The Apartment Above Yours

    • Friday, June 3, 2011

      There's No Harm in Trying.

      Do you think that if you want something hard enough, that it will happen, or is that just for the rare few? Even the seemingly impossible? The pipe-dreams?
      I've been designing my own knit pieces, more or less, for some time now. Trusted friends and passing acquaintances alike have been complimentary, even asking if I sell and flatly declaring that I should. I haven't gotten to the point of publishing or selling them for one reason or another; frankly, I think being a chicken has been a big factor.  But I'm at a point where I have, literally, nothing to lose, and I want it bad enough that I have to try.
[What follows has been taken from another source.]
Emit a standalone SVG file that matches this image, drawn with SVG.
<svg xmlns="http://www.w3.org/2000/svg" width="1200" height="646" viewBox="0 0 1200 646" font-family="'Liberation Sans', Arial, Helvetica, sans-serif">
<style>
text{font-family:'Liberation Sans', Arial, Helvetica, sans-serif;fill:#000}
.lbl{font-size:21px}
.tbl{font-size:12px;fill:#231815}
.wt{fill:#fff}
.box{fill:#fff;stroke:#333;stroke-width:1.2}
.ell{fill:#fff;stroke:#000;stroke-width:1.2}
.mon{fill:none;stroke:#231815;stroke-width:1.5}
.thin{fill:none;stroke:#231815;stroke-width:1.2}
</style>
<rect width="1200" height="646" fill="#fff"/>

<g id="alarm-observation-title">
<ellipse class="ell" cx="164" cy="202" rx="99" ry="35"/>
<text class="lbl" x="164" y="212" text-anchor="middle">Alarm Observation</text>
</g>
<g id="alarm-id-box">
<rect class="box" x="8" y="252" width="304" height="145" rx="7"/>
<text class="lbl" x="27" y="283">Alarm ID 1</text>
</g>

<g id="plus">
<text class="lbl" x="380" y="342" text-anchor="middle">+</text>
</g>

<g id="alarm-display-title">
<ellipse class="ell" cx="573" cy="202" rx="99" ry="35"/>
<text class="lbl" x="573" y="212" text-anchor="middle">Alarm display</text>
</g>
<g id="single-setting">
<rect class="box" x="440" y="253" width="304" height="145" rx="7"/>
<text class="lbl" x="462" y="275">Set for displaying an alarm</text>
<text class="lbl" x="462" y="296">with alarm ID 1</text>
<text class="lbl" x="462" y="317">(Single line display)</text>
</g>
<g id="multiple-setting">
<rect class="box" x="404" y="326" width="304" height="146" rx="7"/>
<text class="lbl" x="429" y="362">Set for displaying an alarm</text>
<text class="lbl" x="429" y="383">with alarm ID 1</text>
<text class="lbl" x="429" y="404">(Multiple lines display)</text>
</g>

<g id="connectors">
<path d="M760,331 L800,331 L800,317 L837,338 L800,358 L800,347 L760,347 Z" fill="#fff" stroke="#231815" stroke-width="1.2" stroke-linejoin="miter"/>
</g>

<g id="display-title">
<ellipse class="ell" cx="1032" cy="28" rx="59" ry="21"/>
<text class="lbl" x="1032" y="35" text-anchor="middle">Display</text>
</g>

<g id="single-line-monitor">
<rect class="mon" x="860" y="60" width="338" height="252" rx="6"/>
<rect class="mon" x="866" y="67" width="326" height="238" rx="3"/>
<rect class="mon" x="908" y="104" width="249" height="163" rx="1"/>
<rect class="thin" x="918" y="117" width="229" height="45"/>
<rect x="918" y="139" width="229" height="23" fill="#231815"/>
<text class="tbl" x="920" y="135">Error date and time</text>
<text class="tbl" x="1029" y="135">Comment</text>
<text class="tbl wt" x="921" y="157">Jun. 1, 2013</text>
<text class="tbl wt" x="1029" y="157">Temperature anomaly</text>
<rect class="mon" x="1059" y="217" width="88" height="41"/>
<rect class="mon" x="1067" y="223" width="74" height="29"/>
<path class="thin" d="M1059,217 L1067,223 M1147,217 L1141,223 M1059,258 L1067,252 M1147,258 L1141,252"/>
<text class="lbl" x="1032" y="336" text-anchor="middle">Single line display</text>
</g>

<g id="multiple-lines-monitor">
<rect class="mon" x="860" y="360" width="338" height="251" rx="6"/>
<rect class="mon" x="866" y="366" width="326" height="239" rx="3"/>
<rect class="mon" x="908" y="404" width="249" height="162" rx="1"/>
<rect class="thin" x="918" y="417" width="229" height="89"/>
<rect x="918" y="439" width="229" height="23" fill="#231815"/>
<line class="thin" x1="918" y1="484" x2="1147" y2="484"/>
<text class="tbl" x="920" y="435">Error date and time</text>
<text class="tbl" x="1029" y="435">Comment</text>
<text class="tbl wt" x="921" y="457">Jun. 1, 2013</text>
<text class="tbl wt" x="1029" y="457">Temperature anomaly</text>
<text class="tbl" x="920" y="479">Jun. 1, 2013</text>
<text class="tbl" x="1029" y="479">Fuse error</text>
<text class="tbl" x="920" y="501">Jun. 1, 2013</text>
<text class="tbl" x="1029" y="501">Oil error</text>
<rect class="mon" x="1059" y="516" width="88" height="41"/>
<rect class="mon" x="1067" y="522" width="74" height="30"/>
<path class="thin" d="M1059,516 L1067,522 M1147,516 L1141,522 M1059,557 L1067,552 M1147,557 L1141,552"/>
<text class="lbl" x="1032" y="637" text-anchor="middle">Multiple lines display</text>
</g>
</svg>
      The truth is that we can't stay in this apartment. We don't have the money. We've know we have to find a new place for a long time, but as all of the new job leads dried up we burned through our down-payment money. Jason's been doing what he can to find freelance while applying for permanent positions, but it isn't enough. I've been out of the workforce for 5 years raising our two kids, but that's been foundational to our parenting philosophies. Throw in child care costs, education, so much more, it just gets wicked complicated.
      I was lying in bed the other night, wide awake between 3:30 and 4:00 AM trying to figure out what to do. I had/have to do something. Yarn wasn't even in my mental slide show when, suddenly, a design for a hat from start to finish slams my brain! It was too good- I couldn't not try. Anyway, I would love it and wear it constantly. I've been aching for good hats to wear without overheating, as my hair is growing to unmanageable lengths- for me, that is.
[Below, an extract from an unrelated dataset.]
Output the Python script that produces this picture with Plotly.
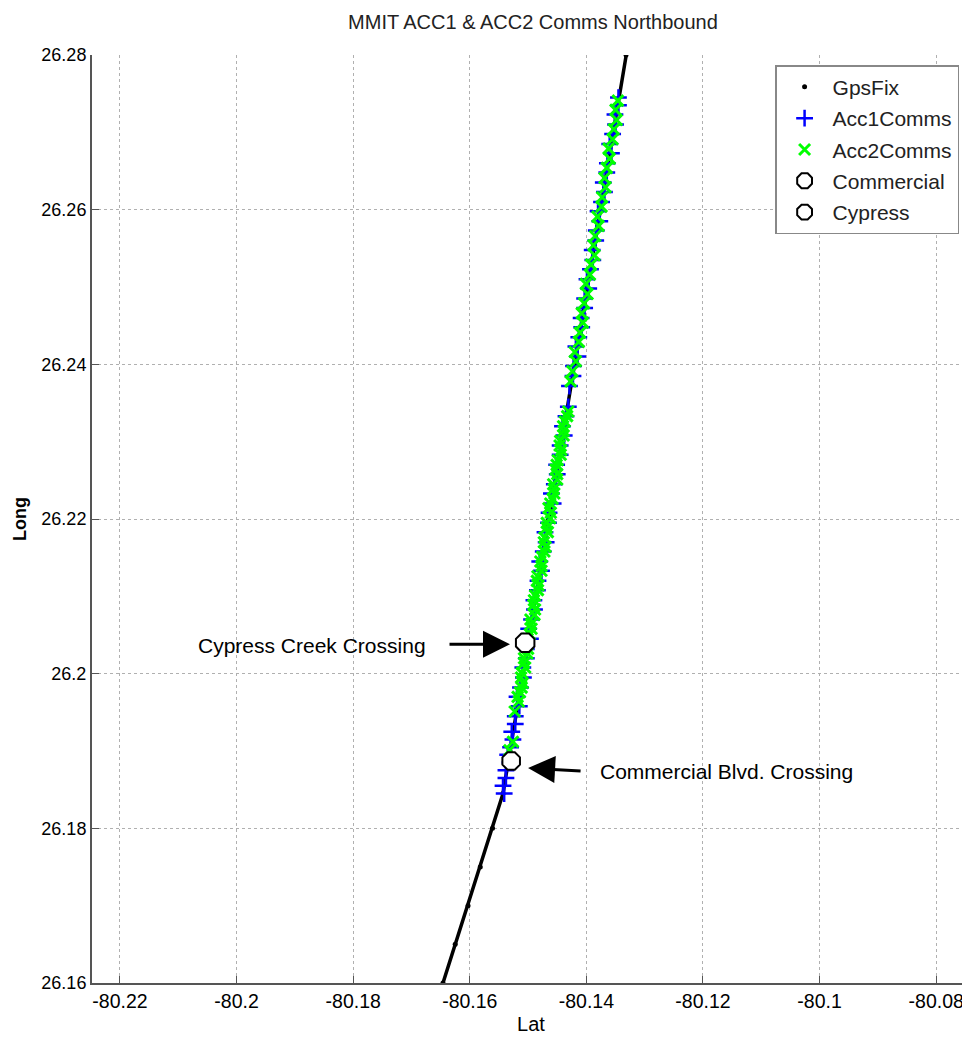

      I was walking home from Washington Street the other day, looking at the ivy and dogwood trees in front of brownstone townhouses, wanting so badly to have a place of our own like that- not somewhere to stay till the lease is up and cheaper rent comes along. Not somewhere to stay until the kids are too old to share a room. Somewhere they can grow up. I started to get the determined, almost defiant feeling I get when I isolate what it is I want, and decide that I'm going to do it- I'm going to do whatever I can do to make it happen. It's the fuel that got us to Boston, and it's the sole cause of anything else I've ever done that's worth noting. So here it is. Let's do this. I'm ready.